Leadership is a valuable skill, making leadership training a top priority for any organisation that wishes to thrive in a competitive and constantly evolving environment. Effective leaders inspire teams and navigate challenges with confidence, and these are among the traits Ayanthi Philip has instilled in teams through corporate training sessions held around the world.
A corporate trainer, leadership coach, and consultant, Ayanthi Philip leverages her decade-long corporate experience and journey into coaching to help individuals and organisations rethink their approach to leadership and personal growth. In an interview with Echelon, she discusses the experiences, philosophies, and strategies that have come to define her impactful work in Sri Lanka and beyond.
What led you to become a transformational trainer, and inspired your commitment to empowering others?
I wanted to give back what I gained in my corporate life. I spent over a decade in apparel sourcing and technology, becoming a manager at 26 and travelling across the Far East, where I learned the value of communication and relationship building. After 12 years in corporate life, I convinced the company that trained me in 2005 to launch a training arm in Sri Lanka, beginning my career in training. Building credibility meant investing in certifications, practice, and patience, which laid the foundation for my work today.
I began with a focus on training that has since evolved into a deeper practice of transformational coaching—guiding clients to shift mindsets and embrace authentic leadership. What inspires me most is helping individuals unlock their true potential, making training and coaching a natural extension of my passion and purpose.
How do you measure lasting impact in your work with individuals and organisations, beyond short-term results?
I once led a leadership workshop where a senior manager realised mid-session that his autocratic communication style was silencing his team. He committed to change, and six months later his team achieved the highest engagement scores in the company. That’s transformation in action, and it’s what I strive to see every day.
To measure lasting impact, I track behavioural change before, immediately after, and three months following a programme—an approach I consider essential. For me, corporate training goes beyond imparting skills; it is about reshaping mindsets. The experience is immersive, reflective, and at times deliberately challenging—creating the conditions for genuine growth.
In today’s fast-changing world, what qualities do leaders need most to thrive and stay resilient?
Leaders thrive through emotional intelligence and inner security. Leaders who empathise and regulate emotions build trust and guide teams through uncertainty, anchoring relationships and keeping teams aligned. A growth mindset is vital: leaders who evolve and embrace feedback adapt more effectively and inspire their teams to show the same resilience. Often, leaders focus on external validation or positional authority, when true resilience comes from confidence in one’s values, strengths, and identity. Through this, setbacks become opportunities to learn rather than threats to self-worth, allowing us to stay calm under pressure, make thoughtful decisions, and lead with clarity even in turbulent times.
The most effective leaders combine self-awareness with adaptability, empathy with strength, and ambition with humility, transforming change into growth.
What makes your training approach unique, and how do you adapt it for different audiences, from students to executives?
Eighty percent of the work is in workshop preparation, and I find it to be an extremely creative process.

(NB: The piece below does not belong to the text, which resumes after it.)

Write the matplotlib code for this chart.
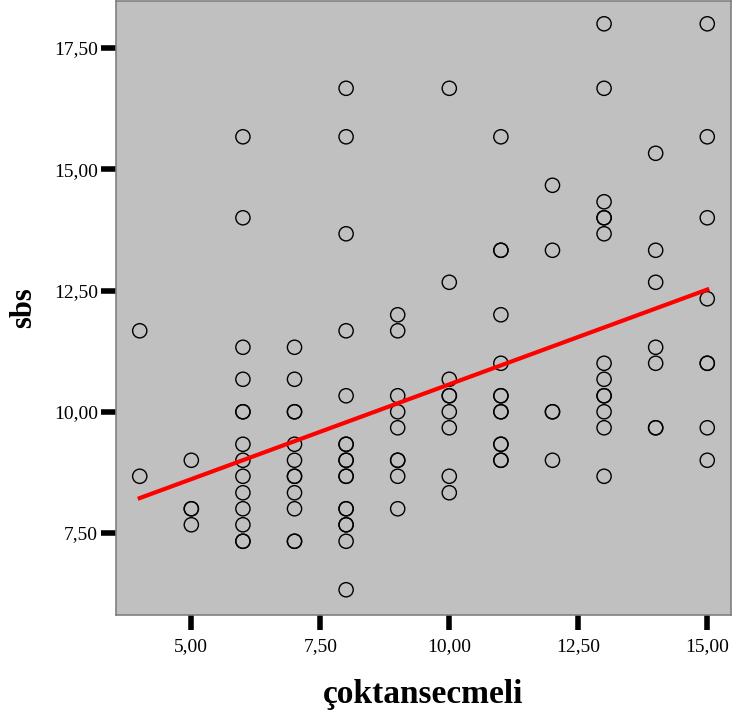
import numpy as np
import matplotlib
matplotlib.use("Agg")
from matplotlib import pyplot as plt
from matplotlib.ticker import FuncFormatter

# values (repeated entries = overlapping circles)
x_4 = [11.67, 8.67]
x_5 = [9.0, 8.0, 8.0, 7.67]
x_6 = [15.67, 14.0, 11.33, 10.67, 10.0, 10.0, 9.33, 9.0, 8.67, 8.33, 8.0, 7.67, 7.33, 7.33]
x_7 = [11.33, 10.67, 10.0, 10.0, 9.33, 9.0, 8.67, 8.67, 8.33, 8.0, 7.33, 7.33]
x_8 = [16.67, 15.67, 13.67, 11.67, 10.33, 9.33, 9.33, 9.0, 9.0, 8.67, 8.67, 8.0, 8.0,
       7.67, 7.67, 7.33, 6.33]
x_9 = [12.0, 11.67, 10.33, 10.0, 9.67, 9.0, 9.0, 8.67, 8.0]
x_10 = [16.67, 12.67, 10.67, 10.33, 10.33, 10.0, 9.67, 8.67, 8.33]
x_11 = [15.67, 13.33, 13.33, 12.0, 11.0, 10.33, 10.33, 10.0, 10.0, 9.33, 9.33, 9.0, 9.0]
x_12 = [14.67, 13.33, 10.0, 10.0, 9.0]
x_13 = [18.0, 16.67, 14.33, 14.0, 14.0, 13.67, 11.0, 10.67, 10.33, 10.33, 10.0, 9.67, 8.67]
x_14 = [15.33, 13.33, 12.67, 11.33, 11.0, 9.67, 9.67]
x_15 = [18.0, 15.67, 14.0, 12.33, 11.0, 11.0, 9.67, 9.0]

columns = {4: x_4, 5: x_5, 6: x_6, 7: x_7, 8: x_8, 9: x_9, 10: x_10,
           11: x_11, 12: x_12, 13: x_13, 14: x_14, 15: x_15}

# fit line as drawn in the reference (end points)
fit_x = [4.0, 15.0]
fit_y = [8.22, 12.52]

x_ticks = [5.0, 7.5, 10.0, 12.5, 15.0]
y_ticks = [7.5, 10.0, 12.5, 15.0, 17.5]

coktansecmeli = np.concatenate([[k] * len(v) for k, v in columns.items()]).astype(float)
sbs = np.concatenate([v for v in columns.values()])

plt.rcParams['font.family'] = ['Liberation Serif', 'DejaVu Serif']

fig = plt.figure(figsize=(7.36, 7.15), dpi=100)
ax = fig.add_axes([0.1576, 0.1399, 0.8356, 0.8587])
ax.set_facecolor('#c0c0c0')

ax.scatter(coktansecmeli, sbs, s=105, facecolors='none', edgecolors='black', linewidths=1.0, zorder=3)
ax.plot(fit_x, fit_y, color='red', linewidth=3, zorder=4)

ax.set_xlim(3.54, 15.46)
ax.set_ylim(5.81, 18.47)
ax.set_xticks(x_ticks)
ax.set_yticks(y_ticks)
comma = FuncFormatter(lambda v, _: f"{v:.2f}".replace('.', ','))
ax.xaxis.set_major_formatter(comma)
ax.yaxis.set_major_formatter(comma)
ax.tick_params(direction='out', length=11, width=4, labelsize=14, color='black')
ax.tick_params(axis='x', pad=6)
ax.tick_params(axis='y', pad=2)

for s in ax.spines.values():
    s.set_color('#808080')
    s.set_linewidth(1.2)

ax.set_xlabel('çoktansecmeli', fontsize=24, fontweight='bold', va='baseline')
ax.xaxis.set_label_coords(0.5, -0.1433)
ax.set_ylabel('sbs', fontsize=22, fontweight='bold', va='center')
ax.yaxis.set_label_coords(-0.151, 0.5)

fig.savefig('out.png', dpi=100)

When designing a workshop, I step into a quiet space where I visualise the facilitation, anticipate audience responses, and consider how participants will think, feel, and act. I invest significant time in conceptualising, researching, and refining. Once the workshop comes together, I experience a deep sense of accomplishment and completion. From experience, I also recognise when a session doesn’t resonate as intended, and I return to the drawing board to identify and address what may be missing.
How do you help people and organisations overcome fear, barriers, and limiting beliefs to embrace change?

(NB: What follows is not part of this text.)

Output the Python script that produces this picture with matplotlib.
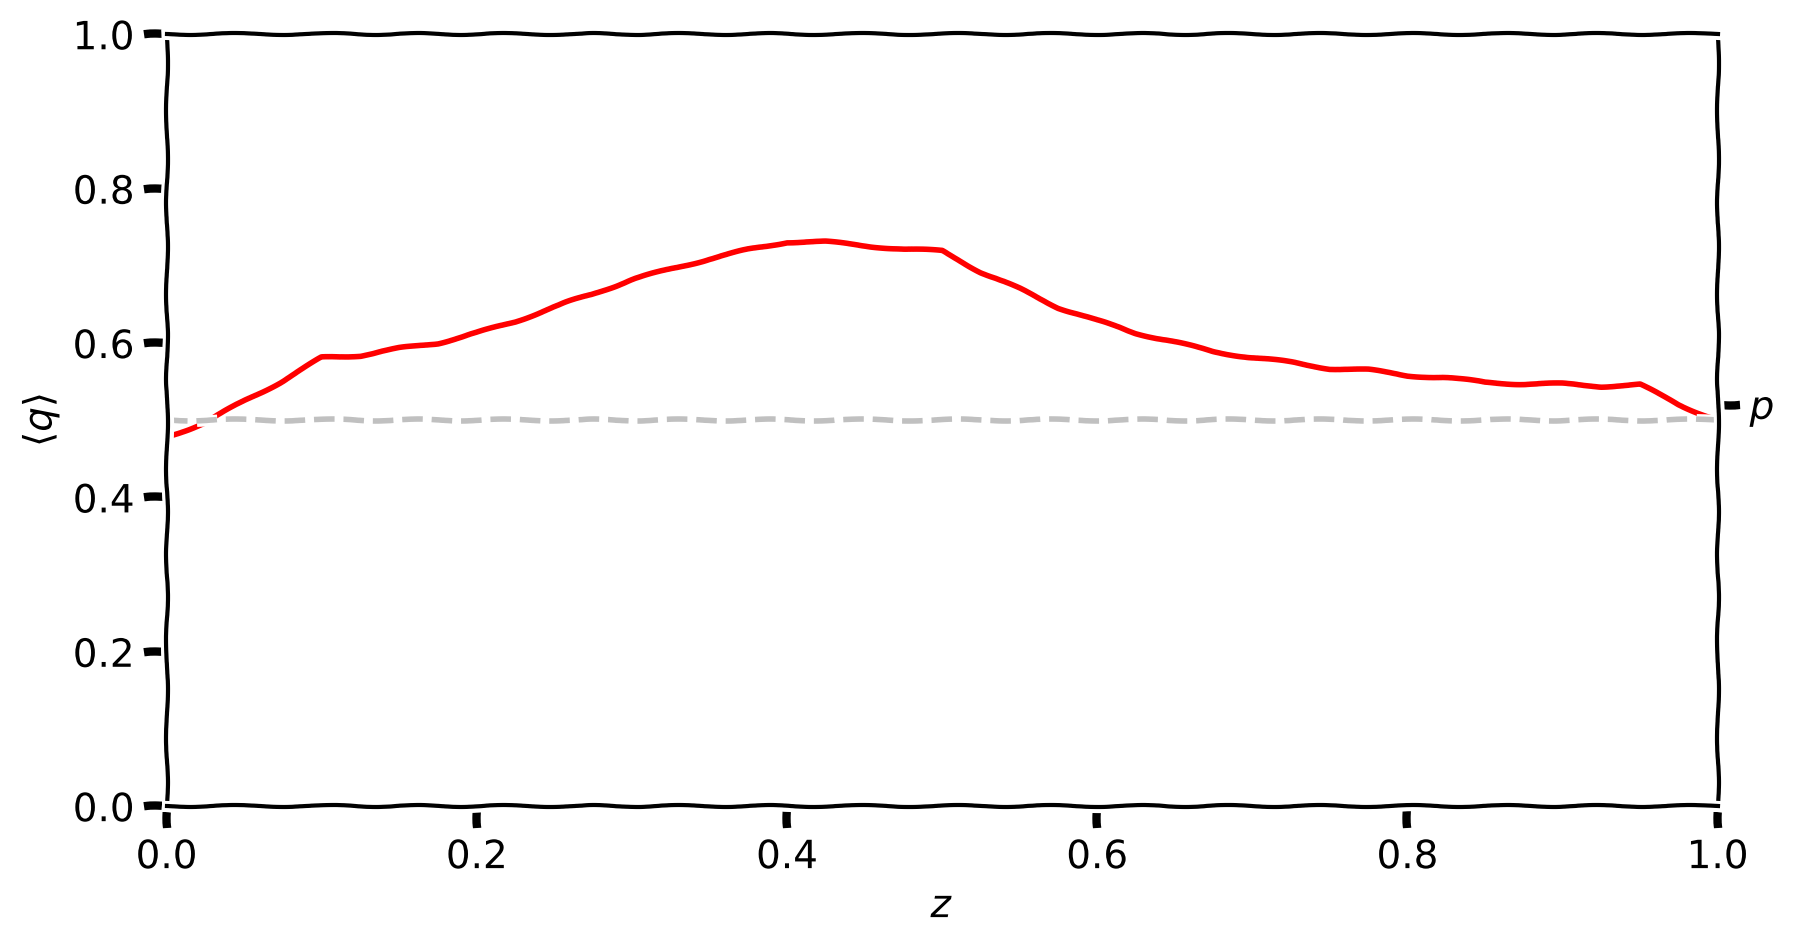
import numpy as np
import matplotlib
matplotlib.use("Agg")
import matplotlib.pyplot as plt

# mean q along z
z = [0.000, 0.025, 0.050, 0.075, 0.100, 0.125, 0.150, 0.175, 0.200, 0.225,
     0.250, 0.275, 0.300, 0.325, 0.350, 0.375, 0.400, 0.425, 0.450, 0.475,
     0.500, 0.525, 0.550, 0.575, 0.600, 0.625, 0.650, 0.675, 0.700, 0.725,
     0.750, 0.775, 0.800, 0.825, 0.850, 0.875, 0.900, 0.925, 0.950, 0.975,
     1.000]
q_mean = [0.478, 0.497, 0.525, 0.551, 0.581, 0.584, 0.593, 0.600, 0.613, 0.628,
          0.647, 0.664, 0.682, 0.696, 0.709, 0.721, 0.731, 0.731, 0.726, 0.722,
          0.719, 0.692, 0.670, 0.646, 0.629, 0.613, 0.601, 0.589, 0.581, 0.575,
          0.567, 0.565, 0.558, 0.555, 0.549, 0.547, 0.547, 0.544, 0.546, 0.520,
          0.500]
p = 0.5
p_tick = 0.52

with plt.xkcd():
    plt.rcParams['font.family'] = ['DejaVu Sans']
    fig, ax = plt.subplots(figsize=(8.965, 4.72), dpi=200)
    fig.subplots_adjust(left=0.0929, right=0.958, top=0.9637, bottom=0.146)

    ax.plot(z, q_mean, color='red')
    ax.axhline(p, color='silver', linestyle='--')
    ax.set_xlim(0, 1)
    ax.set_ylim(0, 1)
    ax.set_xlabel('$z$')
    ax.set_ylabel(r'$\langle q \rangle$')

    ax2 = ax.twinx()
    ax2.set_ylim(0, 1)
    ax2.set_yticks([p_tick])
    ax2.set_yticklabels(['$p$'])

    fig.savefig('out.png', dpi=200)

I use a range of tools designed to help individuals build self-awareness—the foundation of both personal and professional growth. One client once told me, “You didn’t just help me lead better; you helped me live better.” That simple yet powerful reflection reaffirmed for me that coaching extends far beyond business performance. It is not merely a corporate tool but a deeply human one—enabling people to lead with authenticity, find balance, and create meaningful impact in every aspect of their lives.
What is your vision for the future of transformational training and leadership development in Sri Lanka and globally? What legacy do you hope to leave?
My vision for transformational training and leadership development in Sri Lanka, and beyond, is to help leaders evolve into more self-aware, authentic, and human-centred individuals. I believe true leadership begins with self-awareness: the ability to understand one’s strengths, limitations, and impact on others. Leaders grounded in this awareness foster compassionate, inclusive, and resilient organisations. Effective leadership development is intentional, combining structured training, personalised coaching, mentoring, and wellbeing support, ensuring leaders are skilled, emotionally grounded, and future-ready.
As part of this journey, I am writing a book to share insights, frameworks, and stories that inspire transformational leadership. I also aim to build a thriving community for emerging female leaders, mentoring and empowering women to rise with confidence and authenticity. The legacy I hope to create is a generation of leaders defined not just by titles, but by the lives they touch, the mindsets they shift, and the positive cultural transformations they spark. If my work can help nurture such leaders, then I would consider it a legacy worth leaving behind.